• What the exercise asks:
Pictures are excluded. Copy exactly, and only, the lines from the one containing "Emit a Python" through the one containing "mean_age = 2995.8", both ends included.

(Entries with chart source code)
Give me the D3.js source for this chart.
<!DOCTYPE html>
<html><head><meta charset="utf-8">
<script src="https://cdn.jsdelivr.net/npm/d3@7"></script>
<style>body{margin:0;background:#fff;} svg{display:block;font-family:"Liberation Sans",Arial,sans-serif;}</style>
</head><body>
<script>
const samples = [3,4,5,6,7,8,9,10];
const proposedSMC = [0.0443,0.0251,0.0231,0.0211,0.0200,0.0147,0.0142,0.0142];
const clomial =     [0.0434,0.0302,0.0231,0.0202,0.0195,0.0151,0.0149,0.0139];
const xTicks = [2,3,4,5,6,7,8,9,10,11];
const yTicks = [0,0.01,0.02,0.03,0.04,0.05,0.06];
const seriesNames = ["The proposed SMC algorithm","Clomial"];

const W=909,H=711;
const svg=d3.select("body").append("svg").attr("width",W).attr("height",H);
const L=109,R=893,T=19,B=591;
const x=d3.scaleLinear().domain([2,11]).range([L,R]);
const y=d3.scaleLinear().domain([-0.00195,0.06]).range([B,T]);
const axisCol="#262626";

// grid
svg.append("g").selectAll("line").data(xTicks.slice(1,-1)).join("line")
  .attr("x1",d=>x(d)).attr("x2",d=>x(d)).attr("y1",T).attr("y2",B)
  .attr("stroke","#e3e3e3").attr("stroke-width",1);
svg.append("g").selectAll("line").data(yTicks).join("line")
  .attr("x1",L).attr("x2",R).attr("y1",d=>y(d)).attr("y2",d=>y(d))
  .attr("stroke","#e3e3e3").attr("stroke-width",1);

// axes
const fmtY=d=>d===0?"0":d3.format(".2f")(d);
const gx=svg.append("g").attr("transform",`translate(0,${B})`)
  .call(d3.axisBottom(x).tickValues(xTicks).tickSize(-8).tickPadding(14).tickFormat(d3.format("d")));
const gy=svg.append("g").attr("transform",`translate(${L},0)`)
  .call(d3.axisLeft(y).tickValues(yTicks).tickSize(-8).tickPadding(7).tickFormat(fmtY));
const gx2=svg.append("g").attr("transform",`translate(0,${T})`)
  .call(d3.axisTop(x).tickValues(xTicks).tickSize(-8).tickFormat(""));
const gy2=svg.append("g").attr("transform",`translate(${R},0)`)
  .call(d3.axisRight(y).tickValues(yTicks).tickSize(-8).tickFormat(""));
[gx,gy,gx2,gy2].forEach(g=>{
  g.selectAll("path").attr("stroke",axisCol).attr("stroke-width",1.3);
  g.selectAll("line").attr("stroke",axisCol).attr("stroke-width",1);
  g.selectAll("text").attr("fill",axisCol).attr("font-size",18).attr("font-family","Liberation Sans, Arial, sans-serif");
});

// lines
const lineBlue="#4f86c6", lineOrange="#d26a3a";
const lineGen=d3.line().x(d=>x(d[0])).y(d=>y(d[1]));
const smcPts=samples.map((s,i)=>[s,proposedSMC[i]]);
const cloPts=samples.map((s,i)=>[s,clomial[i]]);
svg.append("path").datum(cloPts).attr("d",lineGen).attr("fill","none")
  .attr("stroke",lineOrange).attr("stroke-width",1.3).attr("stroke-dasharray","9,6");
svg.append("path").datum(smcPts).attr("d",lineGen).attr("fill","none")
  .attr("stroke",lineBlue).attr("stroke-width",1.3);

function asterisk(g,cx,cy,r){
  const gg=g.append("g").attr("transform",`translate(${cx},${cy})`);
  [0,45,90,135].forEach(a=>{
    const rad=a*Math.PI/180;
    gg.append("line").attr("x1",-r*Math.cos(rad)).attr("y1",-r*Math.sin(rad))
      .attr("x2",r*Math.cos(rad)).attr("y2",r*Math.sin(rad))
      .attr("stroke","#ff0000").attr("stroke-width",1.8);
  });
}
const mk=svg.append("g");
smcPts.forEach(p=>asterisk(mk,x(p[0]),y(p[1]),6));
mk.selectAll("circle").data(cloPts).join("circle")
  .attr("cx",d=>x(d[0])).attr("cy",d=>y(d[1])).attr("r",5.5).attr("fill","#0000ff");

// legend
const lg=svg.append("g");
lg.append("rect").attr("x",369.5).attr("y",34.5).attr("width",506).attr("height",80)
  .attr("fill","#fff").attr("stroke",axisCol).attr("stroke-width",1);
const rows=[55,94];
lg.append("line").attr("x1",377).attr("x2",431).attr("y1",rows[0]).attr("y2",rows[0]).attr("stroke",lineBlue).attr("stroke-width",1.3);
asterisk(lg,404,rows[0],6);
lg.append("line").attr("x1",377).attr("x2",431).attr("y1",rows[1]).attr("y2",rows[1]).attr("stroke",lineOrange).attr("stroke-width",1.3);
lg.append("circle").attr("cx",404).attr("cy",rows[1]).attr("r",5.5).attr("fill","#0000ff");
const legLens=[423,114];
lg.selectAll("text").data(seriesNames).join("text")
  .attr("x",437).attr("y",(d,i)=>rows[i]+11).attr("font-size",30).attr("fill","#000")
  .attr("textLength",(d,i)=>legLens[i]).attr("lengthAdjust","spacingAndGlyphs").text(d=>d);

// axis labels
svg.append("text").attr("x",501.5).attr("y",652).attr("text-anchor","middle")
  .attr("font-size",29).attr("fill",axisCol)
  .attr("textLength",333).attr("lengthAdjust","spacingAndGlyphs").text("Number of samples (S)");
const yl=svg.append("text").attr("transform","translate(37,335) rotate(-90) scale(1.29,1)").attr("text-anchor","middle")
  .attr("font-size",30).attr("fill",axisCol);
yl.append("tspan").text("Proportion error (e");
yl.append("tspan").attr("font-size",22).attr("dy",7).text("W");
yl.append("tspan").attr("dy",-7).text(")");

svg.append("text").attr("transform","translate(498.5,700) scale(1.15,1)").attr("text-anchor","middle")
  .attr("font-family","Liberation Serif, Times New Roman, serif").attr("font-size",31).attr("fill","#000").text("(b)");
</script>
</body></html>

---

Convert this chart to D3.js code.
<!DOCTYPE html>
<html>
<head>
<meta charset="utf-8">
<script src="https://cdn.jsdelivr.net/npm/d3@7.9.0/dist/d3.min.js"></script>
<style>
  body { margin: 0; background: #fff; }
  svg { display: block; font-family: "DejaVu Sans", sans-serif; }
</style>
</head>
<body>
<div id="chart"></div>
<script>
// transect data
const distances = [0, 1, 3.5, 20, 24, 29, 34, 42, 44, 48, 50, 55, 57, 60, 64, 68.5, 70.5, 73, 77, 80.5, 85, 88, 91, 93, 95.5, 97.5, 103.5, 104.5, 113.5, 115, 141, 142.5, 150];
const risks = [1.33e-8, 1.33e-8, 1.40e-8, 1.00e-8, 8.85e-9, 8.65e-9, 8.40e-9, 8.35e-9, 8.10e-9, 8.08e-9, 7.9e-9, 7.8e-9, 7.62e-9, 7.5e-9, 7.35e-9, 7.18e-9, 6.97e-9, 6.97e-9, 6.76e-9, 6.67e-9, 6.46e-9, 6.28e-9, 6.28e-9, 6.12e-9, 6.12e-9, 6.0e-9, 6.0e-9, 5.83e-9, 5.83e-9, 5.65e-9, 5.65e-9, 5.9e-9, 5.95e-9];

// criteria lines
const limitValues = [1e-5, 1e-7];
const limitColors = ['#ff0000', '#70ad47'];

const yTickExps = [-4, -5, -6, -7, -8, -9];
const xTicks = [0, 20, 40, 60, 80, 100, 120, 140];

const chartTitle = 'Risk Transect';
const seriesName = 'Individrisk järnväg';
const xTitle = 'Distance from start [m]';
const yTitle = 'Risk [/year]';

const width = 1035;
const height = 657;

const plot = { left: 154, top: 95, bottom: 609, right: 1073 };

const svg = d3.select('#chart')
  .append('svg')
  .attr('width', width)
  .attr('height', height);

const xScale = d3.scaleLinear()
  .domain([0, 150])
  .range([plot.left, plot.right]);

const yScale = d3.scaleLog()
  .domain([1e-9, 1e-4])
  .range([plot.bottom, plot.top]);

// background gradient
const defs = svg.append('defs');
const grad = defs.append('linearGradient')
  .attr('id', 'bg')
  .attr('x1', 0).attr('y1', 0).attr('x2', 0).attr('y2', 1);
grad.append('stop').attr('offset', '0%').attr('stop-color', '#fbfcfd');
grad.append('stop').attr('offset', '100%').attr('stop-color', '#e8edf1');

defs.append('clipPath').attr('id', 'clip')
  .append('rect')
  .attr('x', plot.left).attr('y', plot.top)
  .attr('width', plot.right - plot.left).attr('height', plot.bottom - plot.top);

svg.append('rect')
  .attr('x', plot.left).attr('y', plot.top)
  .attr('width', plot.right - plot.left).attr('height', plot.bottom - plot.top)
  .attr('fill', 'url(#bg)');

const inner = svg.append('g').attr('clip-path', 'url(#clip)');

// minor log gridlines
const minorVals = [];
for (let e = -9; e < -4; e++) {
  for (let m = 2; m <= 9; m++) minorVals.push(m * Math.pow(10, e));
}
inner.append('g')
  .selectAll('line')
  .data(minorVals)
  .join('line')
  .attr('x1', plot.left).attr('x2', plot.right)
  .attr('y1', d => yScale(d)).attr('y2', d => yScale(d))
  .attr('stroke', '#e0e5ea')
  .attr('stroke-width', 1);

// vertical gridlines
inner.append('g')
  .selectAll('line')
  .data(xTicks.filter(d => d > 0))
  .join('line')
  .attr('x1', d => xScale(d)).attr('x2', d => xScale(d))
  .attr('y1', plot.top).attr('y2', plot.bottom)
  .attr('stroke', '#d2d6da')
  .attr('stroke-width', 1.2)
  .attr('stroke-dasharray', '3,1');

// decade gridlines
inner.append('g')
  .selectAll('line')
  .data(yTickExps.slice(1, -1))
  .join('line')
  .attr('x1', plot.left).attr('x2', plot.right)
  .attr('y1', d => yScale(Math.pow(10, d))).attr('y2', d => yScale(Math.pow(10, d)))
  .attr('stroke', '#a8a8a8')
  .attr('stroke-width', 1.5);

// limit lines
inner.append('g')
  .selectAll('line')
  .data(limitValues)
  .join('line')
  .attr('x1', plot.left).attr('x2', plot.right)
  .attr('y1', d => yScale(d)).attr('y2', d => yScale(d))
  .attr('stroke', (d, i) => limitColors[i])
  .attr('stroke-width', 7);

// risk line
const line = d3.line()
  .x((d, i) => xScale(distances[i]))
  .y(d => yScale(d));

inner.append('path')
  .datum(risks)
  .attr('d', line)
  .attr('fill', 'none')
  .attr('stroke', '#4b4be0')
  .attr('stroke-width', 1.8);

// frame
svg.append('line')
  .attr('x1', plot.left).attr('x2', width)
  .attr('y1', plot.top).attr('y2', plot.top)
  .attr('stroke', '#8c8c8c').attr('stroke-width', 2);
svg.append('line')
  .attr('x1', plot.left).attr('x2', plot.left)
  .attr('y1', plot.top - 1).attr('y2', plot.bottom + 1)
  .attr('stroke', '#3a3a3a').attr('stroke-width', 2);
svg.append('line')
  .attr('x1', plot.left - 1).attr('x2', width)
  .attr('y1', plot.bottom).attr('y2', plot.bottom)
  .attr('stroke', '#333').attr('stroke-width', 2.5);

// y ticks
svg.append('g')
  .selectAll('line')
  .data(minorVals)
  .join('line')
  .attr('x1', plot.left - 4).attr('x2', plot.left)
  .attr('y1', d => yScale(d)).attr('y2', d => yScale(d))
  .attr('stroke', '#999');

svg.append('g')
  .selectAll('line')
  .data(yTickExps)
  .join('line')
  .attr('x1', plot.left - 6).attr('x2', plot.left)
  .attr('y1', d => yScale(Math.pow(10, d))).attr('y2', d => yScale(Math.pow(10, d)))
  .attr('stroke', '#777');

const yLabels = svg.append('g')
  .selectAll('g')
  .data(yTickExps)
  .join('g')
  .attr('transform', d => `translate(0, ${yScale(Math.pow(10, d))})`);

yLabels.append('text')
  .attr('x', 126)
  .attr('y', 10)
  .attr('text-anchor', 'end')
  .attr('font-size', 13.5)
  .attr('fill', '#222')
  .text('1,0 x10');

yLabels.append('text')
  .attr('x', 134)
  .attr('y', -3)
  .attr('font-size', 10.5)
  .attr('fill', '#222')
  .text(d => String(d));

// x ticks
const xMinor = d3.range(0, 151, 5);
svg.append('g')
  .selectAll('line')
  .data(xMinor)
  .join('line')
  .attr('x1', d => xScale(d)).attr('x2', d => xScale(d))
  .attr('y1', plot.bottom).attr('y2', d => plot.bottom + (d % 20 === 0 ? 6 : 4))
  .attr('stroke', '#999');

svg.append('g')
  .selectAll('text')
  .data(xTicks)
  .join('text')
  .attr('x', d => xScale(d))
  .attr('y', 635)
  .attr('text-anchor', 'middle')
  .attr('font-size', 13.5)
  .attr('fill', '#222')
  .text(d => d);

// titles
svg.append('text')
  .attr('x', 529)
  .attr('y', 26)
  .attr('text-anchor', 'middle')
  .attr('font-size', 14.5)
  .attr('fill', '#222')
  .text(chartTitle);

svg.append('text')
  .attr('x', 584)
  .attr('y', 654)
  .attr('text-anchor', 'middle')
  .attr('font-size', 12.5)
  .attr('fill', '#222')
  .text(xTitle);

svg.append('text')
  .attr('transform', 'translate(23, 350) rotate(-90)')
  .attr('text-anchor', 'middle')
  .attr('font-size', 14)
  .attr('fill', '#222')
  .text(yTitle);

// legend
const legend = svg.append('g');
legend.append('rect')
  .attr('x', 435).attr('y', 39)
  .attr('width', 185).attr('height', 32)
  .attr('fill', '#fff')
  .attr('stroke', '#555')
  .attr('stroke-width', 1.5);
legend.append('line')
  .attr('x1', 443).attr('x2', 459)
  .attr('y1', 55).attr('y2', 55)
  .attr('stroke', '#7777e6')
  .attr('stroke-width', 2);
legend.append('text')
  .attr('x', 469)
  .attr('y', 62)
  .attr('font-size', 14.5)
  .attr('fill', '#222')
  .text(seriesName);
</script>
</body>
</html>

* * *

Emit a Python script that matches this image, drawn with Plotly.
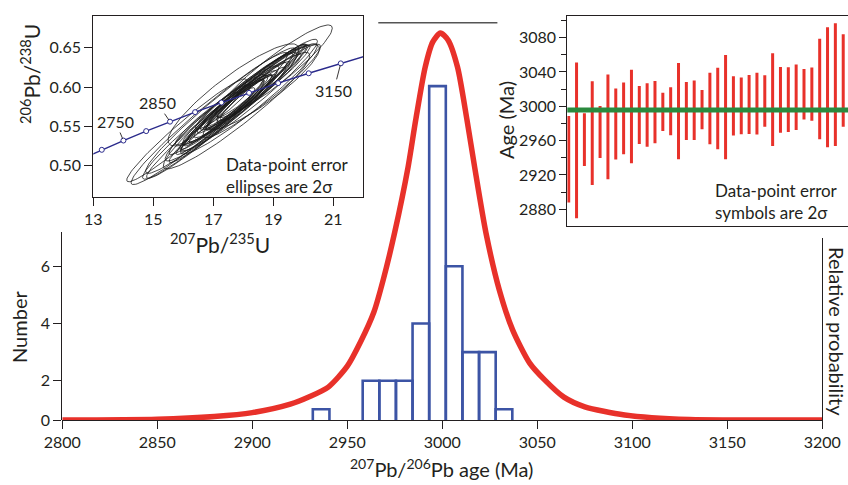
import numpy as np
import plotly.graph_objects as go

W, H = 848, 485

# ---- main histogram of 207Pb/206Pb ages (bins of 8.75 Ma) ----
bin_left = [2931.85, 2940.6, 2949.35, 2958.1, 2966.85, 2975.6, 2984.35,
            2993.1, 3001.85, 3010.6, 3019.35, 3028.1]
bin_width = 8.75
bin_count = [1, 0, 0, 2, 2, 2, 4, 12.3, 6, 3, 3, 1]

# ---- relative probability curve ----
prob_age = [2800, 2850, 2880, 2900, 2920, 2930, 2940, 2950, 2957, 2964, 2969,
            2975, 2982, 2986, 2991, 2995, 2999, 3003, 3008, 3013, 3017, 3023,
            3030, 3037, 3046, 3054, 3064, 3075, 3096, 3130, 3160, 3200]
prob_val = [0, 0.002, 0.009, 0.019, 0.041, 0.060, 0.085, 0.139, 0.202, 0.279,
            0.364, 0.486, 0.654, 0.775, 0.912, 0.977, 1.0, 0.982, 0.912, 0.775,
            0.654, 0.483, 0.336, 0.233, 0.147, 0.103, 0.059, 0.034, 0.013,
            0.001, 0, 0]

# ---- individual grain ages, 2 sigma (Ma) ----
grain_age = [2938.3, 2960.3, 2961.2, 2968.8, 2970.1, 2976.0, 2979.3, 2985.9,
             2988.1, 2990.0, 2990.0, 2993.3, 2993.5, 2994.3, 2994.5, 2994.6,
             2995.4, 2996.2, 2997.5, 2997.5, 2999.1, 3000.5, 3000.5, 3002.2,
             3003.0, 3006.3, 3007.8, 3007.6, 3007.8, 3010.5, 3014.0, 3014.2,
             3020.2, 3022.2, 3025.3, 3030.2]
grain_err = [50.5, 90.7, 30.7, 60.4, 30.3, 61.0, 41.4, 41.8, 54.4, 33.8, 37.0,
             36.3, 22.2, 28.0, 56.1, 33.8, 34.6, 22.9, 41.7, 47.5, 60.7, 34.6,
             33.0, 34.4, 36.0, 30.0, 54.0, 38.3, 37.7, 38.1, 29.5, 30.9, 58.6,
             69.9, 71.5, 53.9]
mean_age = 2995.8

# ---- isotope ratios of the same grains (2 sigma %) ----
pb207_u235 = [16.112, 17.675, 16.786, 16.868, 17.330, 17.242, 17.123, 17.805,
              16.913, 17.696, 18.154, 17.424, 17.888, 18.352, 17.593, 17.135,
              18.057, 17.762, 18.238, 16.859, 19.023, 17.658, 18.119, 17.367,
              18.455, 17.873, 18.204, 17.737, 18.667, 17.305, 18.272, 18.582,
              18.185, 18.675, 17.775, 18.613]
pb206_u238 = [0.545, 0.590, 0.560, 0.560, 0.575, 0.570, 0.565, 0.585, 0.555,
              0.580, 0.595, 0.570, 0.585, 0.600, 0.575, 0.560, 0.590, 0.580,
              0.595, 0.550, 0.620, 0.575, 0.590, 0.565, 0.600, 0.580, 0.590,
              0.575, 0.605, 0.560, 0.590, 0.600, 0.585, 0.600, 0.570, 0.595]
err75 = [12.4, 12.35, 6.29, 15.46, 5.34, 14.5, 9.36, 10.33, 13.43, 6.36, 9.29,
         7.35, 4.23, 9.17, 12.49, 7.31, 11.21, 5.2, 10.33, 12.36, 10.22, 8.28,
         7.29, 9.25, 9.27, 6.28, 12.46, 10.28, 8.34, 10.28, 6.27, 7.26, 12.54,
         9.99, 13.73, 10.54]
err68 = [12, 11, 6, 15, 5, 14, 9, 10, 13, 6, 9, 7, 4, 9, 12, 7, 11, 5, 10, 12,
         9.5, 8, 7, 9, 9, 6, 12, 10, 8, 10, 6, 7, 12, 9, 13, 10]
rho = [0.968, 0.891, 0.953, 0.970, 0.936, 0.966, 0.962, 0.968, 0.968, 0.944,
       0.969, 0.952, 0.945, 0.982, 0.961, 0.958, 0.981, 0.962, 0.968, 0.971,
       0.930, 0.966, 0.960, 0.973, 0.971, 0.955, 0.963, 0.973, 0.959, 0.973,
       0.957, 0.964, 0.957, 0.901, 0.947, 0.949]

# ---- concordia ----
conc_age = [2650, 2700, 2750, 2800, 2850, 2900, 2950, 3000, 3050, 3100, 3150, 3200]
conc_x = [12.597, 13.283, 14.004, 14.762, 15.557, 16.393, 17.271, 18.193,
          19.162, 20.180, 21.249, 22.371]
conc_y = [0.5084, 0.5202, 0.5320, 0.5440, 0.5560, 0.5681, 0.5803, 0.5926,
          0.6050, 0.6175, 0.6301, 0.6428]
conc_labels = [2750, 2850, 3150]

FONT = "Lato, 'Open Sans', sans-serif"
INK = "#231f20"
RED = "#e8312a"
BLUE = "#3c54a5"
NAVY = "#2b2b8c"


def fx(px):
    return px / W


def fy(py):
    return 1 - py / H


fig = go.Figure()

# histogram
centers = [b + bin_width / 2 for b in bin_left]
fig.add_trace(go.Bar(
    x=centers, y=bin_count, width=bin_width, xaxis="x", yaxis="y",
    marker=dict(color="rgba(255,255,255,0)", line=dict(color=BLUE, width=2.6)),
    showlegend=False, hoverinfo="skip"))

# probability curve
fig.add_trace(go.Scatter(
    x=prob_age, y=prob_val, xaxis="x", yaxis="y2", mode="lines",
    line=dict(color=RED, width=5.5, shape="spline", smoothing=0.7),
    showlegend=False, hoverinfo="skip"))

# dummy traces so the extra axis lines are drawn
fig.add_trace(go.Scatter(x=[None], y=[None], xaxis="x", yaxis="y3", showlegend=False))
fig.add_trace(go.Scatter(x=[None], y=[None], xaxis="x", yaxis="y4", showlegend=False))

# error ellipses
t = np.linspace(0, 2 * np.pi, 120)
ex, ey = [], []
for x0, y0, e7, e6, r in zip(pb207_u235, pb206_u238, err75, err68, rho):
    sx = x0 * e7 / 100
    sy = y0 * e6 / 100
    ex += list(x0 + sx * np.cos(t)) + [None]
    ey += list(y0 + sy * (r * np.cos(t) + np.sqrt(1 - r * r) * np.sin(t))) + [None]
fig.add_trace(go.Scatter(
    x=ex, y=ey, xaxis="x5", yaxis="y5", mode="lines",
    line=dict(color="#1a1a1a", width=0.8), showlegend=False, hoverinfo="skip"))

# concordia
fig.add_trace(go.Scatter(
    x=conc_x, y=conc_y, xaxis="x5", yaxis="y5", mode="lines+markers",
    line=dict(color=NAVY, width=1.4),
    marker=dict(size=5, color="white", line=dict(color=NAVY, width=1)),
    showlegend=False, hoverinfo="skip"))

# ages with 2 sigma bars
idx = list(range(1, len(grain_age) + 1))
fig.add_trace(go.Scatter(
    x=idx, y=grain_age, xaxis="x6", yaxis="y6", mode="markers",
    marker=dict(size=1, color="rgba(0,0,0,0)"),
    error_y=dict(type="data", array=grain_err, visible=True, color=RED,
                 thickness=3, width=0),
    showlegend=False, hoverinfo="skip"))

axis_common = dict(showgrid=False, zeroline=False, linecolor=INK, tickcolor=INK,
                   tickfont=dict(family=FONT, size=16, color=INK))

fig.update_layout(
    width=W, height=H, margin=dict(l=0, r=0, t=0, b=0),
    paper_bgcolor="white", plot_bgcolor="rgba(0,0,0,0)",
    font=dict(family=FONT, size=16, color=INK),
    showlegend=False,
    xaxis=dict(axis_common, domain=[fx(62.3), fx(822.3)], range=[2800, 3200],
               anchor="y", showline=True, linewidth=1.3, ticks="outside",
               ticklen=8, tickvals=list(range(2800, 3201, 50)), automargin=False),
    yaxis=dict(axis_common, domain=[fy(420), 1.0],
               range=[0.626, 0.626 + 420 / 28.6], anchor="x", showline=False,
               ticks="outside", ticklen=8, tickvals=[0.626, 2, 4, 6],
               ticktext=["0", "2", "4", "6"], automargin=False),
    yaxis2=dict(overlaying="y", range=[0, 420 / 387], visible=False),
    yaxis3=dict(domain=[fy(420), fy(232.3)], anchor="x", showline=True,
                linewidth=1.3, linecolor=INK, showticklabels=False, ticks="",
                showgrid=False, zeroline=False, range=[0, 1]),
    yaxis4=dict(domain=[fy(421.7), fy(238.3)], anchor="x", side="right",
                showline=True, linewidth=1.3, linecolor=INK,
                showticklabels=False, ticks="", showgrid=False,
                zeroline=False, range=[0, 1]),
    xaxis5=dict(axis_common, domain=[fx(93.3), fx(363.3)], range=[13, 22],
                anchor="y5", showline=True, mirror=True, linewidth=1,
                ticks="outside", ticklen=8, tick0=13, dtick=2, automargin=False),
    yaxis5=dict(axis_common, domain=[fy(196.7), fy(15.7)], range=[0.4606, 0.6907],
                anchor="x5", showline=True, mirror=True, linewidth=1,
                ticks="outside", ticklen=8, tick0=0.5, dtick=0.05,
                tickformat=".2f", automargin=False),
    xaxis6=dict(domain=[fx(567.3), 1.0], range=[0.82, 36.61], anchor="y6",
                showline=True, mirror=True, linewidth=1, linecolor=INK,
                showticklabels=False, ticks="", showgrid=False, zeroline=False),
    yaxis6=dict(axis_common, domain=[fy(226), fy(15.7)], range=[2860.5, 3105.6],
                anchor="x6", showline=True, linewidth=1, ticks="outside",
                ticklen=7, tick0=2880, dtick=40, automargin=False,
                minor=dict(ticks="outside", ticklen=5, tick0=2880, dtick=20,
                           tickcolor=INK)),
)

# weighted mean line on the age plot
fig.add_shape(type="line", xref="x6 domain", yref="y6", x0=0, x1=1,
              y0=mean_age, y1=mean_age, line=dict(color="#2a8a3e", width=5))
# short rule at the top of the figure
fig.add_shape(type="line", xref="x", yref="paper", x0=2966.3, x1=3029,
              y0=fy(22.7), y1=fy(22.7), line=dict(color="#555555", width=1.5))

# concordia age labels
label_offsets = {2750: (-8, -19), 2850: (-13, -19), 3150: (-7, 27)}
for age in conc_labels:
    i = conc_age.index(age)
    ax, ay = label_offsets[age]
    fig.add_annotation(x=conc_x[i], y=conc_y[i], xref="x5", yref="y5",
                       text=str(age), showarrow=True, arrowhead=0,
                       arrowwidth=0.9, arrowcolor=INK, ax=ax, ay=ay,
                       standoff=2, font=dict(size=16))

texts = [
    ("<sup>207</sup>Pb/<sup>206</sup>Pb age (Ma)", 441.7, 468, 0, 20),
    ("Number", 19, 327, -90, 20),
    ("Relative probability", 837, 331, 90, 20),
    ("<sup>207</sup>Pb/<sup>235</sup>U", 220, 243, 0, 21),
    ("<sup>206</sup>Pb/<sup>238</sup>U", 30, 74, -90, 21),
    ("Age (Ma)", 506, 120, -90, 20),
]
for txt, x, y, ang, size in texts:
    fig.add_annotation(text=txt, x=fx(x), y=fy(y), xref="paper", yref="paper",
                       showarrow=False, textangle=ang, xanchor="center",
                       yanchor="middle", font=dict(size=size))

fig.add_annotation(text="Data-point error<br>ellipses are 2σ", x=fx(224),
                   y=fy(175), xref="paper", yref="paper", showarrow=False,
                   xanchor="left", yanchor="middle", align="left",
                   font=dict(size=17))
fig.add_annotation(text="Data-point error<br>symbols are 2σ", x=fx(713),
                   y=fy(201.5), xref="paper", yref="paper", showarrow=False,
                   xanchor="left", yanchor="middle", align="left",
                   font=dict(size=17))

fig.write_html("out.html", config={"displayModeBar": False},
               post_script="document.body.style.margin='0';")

• Written response:
Emit a Python script that matches this image, drawn with Plotly.
import numpy as np
import plotly.graph_objects as go

W, H = 848, 485

# ---- main histogram of 207Pb/206Pb ages (bins of 8.75 Ma) ----
bin_left = [2931.85, 2940.6, 2949.35, 2958.1, 2966.85, 2975.6, 2984.35,
            2993.1, 3001.85, 3010.6, 3019.35, 3028.1]
bin_width = 8.75
bin_count = [1, 0, 0, 2, 2, 2, 4, 12.3, 6, 3, 3, 1]

# ---- relative probability curve ----
prob_age = [2800, 2850, 2880, 2900, 2920, 2930, 2940, 2950, 2957, 2964, 2969,
            2975, 2982, 2986, 2991, 2995, 2999, 3003, 3008, 3013, 3017, 3023,
            3030, 3037, 3046, 3054, 3064, 3075, 3096, 3130, 3160, 3200]
prob_val = [0, 0.002, 0.009, 0.019, 0.041, 0.060, 0.085, 0.139, 0.202, 0.279,
            0.364, 0.486, 0.654, 0.775, 0.912, 0.977, 1.0, 0.982, 0.912, 0.775,
            0.654, 0.483, 0.336, 0.233, 0.147, 0.103, 0.059, 0.034, 0.013,
            0.001, 0, 0]

# ---- individual grain ages, 2 sigma (Ma) ----
grain_age = [2938.3, 2960.3, 2961.2, 2968.8, 2970.1, 2976.0, 2979.3, 2985.9,
             2988.1, 2990.0, 2990.0, 2993.3, 2993.5, 2994.3, 2994.5, 2994.6,
             2995.4, 2996.2, 2997.5, 2997.5, 2999.1, 3000.5, 3000.5, 3002.2,
             3003.0, 3006.3, 3007.8, 3007.6, 3007.8, 3010.5, 3014.0, 3014.2,
             3020.2, 3022.2, 3025.3, 3030.2]
grain_err = [50.5, 90.7, 30.7, 60.4, 30.3, 61.0, 41.4, 41.8, 54.4, 33.8, 37.0,
             36.3, 22.2, 28.0, 56.1, 33.8, 34.6, 22.9, 41.7, 47.5, 60.7, 34.6,
             33.0, 34.4, 36.0, 30.0, 54.0, 38.3, 37.7, 38.1, 29.5, 30.9, 58.6,
             69.9, 71.5, 53.9]
mean_age = 2995.8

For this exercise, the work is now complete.